A newspaperman writing in the 1870s called Cape May “the favorite watering place of Philadelphia.” It was, he wrote, “a town with a population of about 3,000, which is increased to nearly 6,000 by the transient visitors of a summer season. The town is 81 miles from Philadelphia, on a point of land at the most remote portion of the southern extremity of New Jersey. The Town of Cape May is of itself not attractive, and the fashionable hotels are all built on what was formerly Cape Island, once separated from the mainland by a small creek that has been filled. Cape Island is about 250 acres in extent, and, besides the hotels, is occupied by numerous cottages.” Among the twenty-four hotels, he wrote, the largest were the Stockton, Congress Hall, the Columbia, the Centre, and the Ocean House. “All these buildings were frame, and some of them were imposing in their proportions. . . . The popularity of the place as a resort area arises from the fact that it has an exposure on three sides to the ocean view, and an atmosphere which in summer always affords relief from the heated city. The only drawback comes from a northerly wind, which brings with it not only resinous odors but clouds of mosquitoes.”
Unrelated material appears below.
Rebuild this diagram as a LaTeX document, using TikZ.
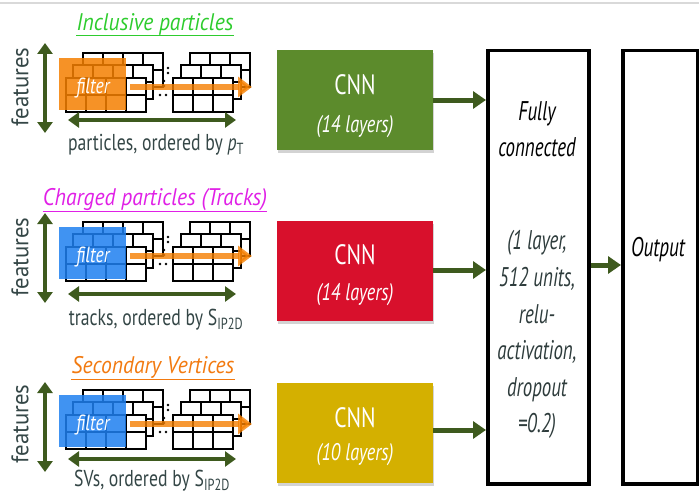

The era of Cape May’s grand hotels came to a fiery end on the morning of November 9, 1878, when the resort city’s third major conflagration in little more than twenty years broke out in the attic of the new wing of the Ocean House. Discovered by a policeman at seven in the morning, the fire burned through the day and was not brought under control until six in the evening, after it had laid waste forty acres of buildings. Burning over much of the same area destroyed in the 1869 blaze, the fire caused nearly $700,000 in damage, leveling the Ocean House; Congress Hall, one of the resort’s finest hotels with accommodations for 1,200; the Atlantic, rebuilt on the site of its predecessor destroyed nine years earlier; and the Columbia House, one of the oldest on the island with rooms for 600. Of the resort’s major hotels, only the Stockton, built at a cost of $600,000, survived, although it too was damaged by flames that came within feet of its magnificent porches.